Speaking of Joe, just a short five weeks until he gets here, which means – yes, you guessed it – I’m reappropriating the purpose of this blog from account of my experiences to countdown calendar.  You’re welcome.

All Roads Lead to Mainz

In light of recent elections, the teachers have been asking me to teach a lot of American history lessons – I guess they’re hoping I’ll be able to lend some perspective and context to what America is and why that’s so, as though the ye olde Tea Party can explain, well, the Tea Party.

But something about the quick-and-dirty timeline I’ve been passing out to the students seems, somehow, increasingly more laughable with each copy I make.  Sure, that’s partly because it starts with Columbus, as though America just materialized from the European imagination there on the Atlantic horizon, and sure, it skips from the Revolutionary War to the Civil War, wham, bam, thank you ma’am – but when you’re allotted the time I have and allotted the attention spans I’ve been given, well, I had to make some editing decisions, or butchering decisions, call them what you will.

But that’s not the reason, not entirely.  Mostly, looking over this silly little timeline, it makes me realize how… how… cute our history is*.  It’s so little!  I jush wanna pinch its wittle cheeks!  Awaska hashn’t losht its wittle bay-by fat!

…ugh, I suddenly hate blogging.

My point is this: in Mainz (neighboring town of that’s-where-I-bring-my-laundry-to fame) is built on Roman ruins.  So much so, in fact, that there’s a conflict between preservation and development efforts – builders are afraid to build for fear of striking gold, by which I mean a Roman bath or mosaic or  what-have-you, because this means halting construction while archeologists do their nit-picking through ancient ship remains.  Sometimes this unearthing is incorporated (like the  monument erected to Roman general Drusus, surrounded nesting-doll style by a 17th-century citadel), sometimes it is compromised (like the temple preserved underneath a shopping mall), sometimes it goes ignored entirely (like that time the railroad plowed through the middle of a theater).

So the effect is this city built like a parfait, except not so stratified, so not really like a parfait at all: a Roman crust, a creamy layer of the Middle Ages, some Renaissance fudge, a hearty helping of 1960’s post-war fruit that you sort of scoot to one side so you can get to the chocolate, a dollop of Rococo whip cream, and a Marc Chagall cherry on top.  And, of course, if you want to overextend this metaphor, let’s not forget a spoon of a war that dug through it all and left a sad trail behind:

The shell of St.

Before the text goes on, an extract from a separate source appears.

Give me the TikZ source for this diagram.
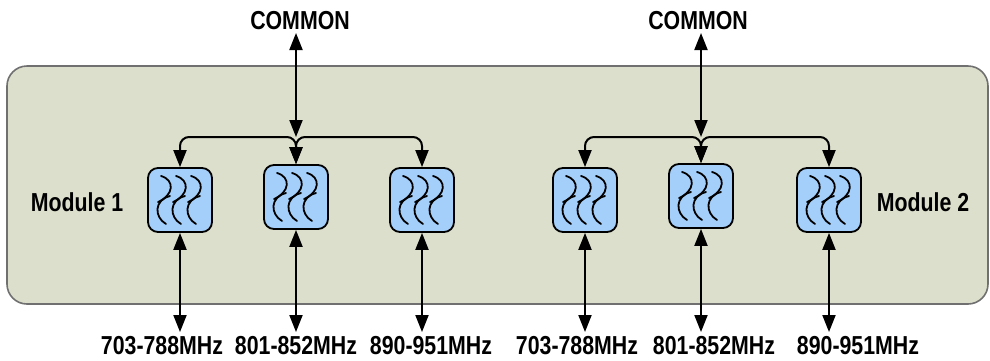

Christophskirche - which, just to add to this medley of history-upon-history, was where Gutenberg was baptized

So what am I getting at?  That American history/architecture/parfaits can’t hold a (Roman) candle?  No.  I guess all I’m saying is that an American city simply can’t attain the sort of aesthetic you find in a city like Mainz where ancient abuts the modern in a very livable way, and you probably wouldn’t trip over  an aqueduct poking out of the ground like a tree root.  In other words… places are different.  Travel highlights that.

So much for my grand conclusion.  I guess that’s the danger of musing on something like Roman ruins: essentially, you always just wind up at some derivation of “wow, that’s old.”

*Despite my blatant use of the word “cute” and my subsequent baby talk to America, I don’t actually mean to trivialize American history. Really.  I love it too.